Records with drawing code
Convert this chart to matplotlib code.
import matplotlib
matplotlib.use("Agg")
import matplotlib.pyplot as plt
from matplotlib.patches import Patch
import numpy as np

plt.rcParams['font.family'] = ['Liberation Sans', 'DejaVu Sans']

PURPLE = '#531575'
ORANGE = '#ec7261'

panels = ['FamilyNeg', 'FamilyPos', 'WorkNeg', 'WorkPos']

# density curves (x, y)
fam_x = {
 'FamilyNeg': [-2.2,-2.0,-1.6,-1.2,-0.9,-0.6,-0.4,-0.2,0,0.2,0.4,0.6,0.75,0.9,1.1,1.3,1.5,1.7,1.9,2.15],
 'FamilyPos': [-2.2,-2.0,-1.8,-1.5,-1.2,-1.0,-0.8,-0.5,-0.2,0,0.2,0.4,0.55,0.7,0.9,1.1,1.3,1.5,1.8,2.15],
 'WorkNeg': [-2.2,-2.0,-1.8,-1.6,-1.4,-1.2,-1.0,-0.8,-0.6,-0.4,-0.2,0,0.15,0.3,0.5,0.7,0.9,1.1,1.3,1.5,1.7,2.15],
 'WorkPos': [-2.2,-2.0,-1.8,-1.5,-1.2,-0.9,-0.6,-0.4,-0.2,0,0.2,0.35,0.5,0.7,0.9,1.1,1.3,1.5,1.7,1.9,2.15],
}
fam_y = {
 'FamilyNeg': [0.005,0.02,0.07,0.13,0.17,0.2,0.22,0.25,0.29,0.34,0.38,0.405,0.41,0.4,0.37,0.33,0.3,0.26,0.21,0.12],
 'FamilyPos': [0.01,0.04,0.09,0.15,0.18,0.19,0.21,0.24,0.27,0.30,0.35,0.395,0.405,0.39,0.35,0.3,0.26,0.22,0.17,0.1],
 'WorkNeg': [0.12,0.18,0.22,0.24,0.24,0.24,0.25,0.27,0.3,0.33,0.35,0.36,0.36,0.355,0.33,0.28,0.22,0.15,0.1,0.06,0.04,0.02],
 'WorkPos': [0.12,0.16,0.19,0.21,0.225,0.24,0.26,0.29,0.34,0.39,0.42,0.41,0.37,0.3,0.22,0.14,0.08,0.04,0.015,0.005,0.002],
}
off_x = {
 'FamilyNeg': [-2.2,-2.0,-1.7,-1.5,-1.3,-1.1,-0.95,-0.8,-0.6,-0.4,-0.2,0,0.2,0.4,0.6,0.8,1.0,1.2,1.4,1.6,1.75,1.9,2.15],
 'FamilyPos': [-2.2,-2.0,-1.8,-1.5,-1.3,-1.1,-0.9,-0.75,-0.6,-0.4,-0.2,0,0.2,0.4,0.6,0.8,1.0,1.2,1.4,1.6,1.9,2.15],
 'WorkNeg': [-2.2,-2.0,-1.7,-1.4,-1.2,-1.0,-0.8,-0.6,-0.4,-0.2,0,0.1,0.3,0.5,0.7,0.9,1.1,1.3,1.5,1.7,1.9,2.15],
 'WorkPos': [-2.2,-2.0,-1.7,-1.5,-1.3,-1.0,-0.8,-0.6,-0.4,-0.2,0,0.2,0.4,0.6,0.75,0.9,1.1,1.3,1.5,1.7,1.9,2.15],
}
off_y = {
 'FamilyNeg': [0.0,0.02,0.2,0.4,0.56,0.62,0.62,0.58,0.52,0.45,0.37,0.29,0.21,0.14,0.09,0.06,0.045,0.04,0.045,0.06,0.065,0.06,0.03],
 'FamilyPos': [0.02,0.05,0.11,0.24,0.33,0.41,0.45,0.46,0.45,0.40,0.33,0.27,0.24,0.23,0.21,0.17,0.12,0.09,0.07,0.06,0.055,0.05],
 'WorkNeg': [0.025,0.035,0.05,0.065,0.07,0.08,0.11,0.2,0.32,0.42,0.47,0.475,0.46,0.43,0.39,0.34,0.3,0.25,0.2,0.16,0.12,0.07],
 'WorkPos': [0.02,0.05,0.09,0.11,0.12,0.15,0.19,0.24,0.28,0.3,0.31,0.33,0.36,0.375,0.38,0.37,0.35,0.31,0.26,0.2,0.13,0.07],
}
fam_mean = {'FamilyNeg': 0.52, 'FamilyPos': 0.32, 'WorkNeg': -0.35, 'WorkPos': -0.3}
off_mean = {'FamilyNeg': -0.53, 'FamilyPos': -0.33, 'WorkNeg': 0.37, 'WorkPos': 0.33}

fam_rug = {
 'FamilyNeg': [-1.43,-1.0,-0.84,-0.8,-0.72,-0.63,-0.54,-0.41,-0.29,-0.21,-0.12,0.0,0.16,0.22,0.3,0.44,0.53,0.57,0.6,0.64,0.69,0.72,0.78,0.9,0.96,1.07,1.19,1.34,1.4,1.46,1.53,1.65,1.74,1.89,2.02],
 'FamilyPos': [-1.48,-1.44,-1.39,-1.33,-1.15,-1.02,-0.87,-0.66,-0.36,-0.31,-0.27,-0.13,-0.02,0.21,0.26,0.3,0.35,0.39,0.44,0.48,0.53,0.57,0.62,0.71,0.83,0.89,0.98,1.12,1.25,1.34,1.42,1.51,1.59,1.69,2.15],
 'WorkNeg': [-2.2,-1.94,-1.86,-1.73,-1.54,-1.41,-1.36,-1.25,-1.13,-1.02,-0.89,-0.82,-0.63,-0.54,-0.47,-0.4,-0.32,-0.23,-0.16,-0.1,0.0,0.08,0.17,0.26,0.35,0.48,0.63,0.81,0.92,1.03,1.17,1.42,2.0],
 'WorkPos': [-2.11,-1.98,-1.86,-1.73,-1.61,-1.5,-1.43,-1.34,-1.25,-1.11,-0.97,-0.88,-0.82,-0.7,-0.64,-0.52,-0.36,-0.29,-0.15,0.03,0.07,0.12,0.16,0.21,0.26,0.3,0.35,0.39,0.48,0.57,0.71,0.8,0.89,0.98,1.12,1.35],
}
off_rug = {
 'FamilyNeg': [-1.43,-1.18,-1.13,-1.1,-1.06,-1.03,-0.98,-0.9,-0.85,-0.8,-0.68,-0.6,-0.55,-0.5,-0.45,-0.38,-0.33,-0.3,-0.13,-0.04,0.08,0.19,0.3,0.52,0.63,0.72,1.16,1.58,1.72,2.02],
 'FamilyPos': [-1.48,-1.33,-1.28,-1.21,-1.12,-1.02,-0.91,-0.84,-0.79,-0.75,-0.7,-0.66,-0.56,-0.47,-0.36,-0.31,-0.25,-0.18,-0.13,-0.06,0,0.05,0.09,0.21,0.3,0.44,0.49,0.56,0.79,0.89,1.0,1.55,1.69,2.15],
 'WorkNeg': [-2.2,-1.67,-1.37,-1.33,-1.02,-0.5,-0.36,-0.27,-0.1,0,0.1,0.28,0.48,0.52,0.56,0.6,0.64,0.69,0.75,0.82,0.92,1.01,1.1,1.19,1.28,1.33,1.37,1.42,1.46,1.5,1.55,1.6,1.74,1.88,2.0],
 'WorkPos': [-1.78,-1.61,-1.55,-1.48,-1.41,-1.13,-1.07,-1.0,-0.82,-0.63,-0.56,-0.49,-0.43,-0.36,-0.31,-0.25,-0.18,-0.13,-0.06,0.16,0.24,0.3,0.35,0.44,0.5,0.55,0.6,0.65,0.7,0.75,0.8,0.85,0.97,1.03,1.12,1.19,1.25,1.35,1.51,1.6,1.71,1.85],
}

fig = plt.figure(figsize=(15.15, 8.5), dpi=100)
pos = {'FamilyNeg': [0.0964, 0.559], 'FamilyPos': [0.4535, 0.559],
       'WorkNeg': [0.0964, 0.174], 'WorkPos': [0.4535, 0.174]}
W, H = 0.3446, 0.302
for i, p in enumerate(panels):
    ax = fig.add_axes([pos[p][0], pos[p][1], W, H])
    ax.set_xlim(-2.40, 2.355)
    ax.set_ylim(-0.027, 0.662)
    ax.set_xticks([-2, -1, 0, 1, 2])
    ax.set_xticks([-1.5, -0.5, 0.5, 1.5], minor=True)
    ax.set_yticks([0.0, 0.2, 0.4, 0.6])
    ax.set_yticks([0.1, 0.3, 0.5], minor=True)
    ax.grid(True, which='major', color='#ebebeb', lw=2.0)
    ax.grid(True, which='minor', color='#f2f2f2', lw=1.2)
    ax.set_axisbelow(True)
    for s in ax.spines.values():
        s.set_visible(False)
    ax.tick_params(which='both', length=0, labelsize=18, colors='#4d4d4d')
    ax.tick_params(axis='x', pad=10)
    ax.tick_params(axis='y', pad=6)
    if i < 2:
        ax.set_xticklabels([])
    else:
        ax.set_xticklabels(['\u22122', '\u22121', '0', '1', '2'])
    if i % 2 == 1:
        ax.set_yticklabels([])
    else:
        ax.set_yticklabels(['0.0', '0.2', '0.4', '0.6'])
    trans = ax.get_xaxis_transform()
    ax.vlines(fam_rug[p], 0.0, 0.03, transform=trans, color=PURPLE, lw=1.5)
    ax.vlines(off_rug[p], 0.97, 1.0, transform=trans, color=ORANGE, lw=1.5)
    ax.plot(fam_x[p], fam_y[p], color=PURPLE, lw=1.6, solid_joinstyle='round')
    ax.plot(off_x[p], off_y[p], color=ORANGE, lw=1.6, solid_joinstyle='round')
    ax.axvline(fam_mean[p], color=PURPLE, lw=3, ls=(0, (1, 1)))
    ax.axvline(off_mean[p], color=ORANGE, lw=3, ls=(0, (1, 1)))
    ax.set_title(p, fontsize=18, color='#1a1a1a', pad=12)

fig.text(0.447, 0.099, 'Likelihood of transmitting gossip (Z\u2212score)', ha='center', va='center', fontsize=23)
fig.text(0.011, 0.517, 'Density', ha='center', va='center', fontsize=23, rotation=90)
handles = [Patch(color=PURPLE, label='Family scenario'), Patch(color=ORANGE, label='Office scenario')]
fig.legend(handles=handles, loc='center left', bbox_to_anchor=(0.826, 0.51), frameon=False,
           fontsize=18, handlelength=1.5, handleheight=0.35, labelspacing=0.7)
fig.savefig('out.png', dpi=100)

--

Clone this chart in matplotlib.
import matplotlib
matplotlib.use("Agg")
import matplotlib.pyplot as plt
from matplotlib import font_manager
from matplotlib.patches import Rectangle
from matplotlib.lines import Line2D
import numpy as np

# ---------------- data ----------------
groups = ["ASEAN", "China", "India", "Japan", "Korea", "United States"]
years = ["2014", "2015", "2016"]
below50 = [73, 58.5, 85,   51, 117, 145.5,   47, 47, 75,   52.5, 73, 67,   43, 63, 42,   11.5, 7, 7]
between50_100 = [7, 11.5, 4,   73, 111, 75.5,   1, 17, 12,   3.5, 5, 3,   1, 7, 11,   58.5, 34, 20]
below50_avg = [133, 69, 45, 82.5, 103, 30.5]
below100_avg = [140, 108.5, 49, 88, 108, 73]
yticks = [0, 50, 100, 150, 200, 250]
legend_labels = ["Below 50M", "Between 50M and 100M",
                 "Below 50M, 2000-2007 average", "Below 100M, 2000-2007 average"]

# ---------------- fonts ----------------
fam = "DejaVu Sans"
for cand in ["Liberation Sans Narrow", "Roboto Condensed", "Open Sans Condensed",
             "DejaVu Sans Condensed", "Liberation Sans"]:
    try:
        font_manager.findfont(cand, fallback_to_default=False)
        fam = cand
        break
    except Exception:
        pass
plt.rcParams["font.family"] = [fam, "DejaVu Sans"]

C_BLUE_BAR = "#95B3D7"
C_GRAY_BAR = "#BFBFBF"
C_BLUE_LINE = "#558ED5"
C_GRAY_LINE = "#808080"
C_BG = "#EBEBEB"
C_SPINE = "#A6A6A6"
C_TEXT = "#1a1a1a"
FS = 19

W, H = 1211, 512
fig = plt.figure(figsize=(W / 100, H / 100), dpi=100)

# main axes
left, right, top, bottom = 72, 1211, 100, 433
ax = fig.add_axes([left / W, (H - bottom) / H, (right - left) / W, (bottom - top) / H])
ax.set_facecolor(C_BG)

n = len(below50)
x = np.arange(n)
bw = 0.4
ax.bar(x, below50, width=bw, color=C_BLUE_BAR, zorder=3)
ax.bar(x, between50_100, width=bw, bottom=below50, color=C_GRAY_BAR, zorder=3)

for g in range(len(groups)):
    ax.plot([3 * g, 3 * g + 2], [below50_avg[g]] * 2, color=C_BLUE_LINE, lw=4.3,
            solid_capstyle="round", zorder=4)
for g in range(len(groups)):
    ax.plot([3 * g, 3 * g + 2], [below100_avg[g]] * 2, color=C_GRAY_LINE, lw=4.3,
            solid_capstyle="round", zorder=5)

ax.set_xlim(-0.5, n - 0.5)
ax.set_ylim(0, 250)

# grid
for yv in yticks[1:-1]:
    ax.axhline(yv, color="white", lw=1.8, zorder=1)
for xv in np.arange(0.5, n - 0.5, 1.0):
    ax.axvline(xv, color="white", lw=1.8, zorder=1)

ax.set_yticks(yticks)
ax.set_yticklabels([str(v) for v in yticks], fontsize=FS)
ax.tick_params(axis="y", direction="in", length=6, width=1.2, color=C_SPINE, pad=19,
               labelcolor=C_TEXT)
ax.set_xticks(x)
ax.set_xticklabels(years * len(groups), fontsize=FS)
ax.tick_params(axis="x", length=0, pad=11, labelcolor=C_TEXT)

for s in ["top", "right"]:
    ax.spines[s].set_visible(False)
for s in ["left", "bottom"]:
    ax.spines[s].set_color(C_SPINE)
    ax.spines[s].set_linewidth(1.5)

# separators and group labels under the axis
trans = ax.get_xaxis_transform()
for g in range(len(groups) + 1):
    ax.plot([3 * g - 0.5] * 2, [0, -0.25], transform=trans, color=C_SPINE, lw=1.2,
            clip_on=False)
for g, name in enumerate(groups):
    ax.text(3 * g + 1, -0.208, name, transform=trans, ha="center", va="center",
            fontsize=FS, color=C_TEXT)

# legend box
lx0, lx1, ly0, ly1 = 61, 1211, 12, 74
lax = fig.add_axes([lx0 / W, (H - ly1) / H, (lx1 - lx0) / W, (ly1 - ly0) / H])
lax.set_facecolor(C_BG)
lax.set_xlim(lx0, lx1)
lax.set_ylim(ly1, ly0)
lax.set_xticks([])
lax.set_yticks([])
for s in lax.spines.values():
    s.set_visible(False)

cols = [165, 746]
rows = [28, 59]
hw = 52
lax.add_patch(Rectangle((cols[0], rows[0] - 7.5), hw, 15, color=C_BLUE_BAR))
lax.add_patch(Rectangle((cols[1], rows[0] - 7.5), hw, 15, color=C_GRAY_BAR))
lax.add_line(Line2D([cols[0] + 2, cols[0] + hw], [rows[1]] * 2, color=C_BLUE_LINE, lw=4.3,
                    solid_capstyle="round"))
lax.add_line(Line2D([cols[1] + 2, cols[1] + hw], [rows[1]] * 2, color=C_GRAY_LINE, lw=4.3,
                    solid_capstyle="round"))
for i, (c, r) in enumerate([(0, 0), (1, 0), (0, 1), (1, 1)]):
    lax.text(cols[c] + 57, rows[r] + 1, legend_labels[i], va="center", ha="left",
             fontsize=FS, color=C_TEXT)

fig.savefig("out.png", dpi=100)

### [Problem details]
What do the lines above say from the one containing "Convert this chart to matplotlib code." down to the one containing "panels = ['FamilyNeg', 'FamilyPos', 'WorkNeg', 'WorkPos']"? Return them exactly, both end lines included, and only them.

### [Solution below]
Convert this chart to matplotlib code.
import matplotlib
matplotlib.use("Agg")
import matplotlib.pyplot as plt
from matplotlib.patches import Patch
import numpy as np

plt.rcParams['font.family'] = ['Liberation Sans', 'DejaVu Sans']

PURPLE = '#531575'
ORANGE = '#ec7261'

panels = ['FamilyNeg', 'FamilyPos', 'WorkNeg', 'WorkPos']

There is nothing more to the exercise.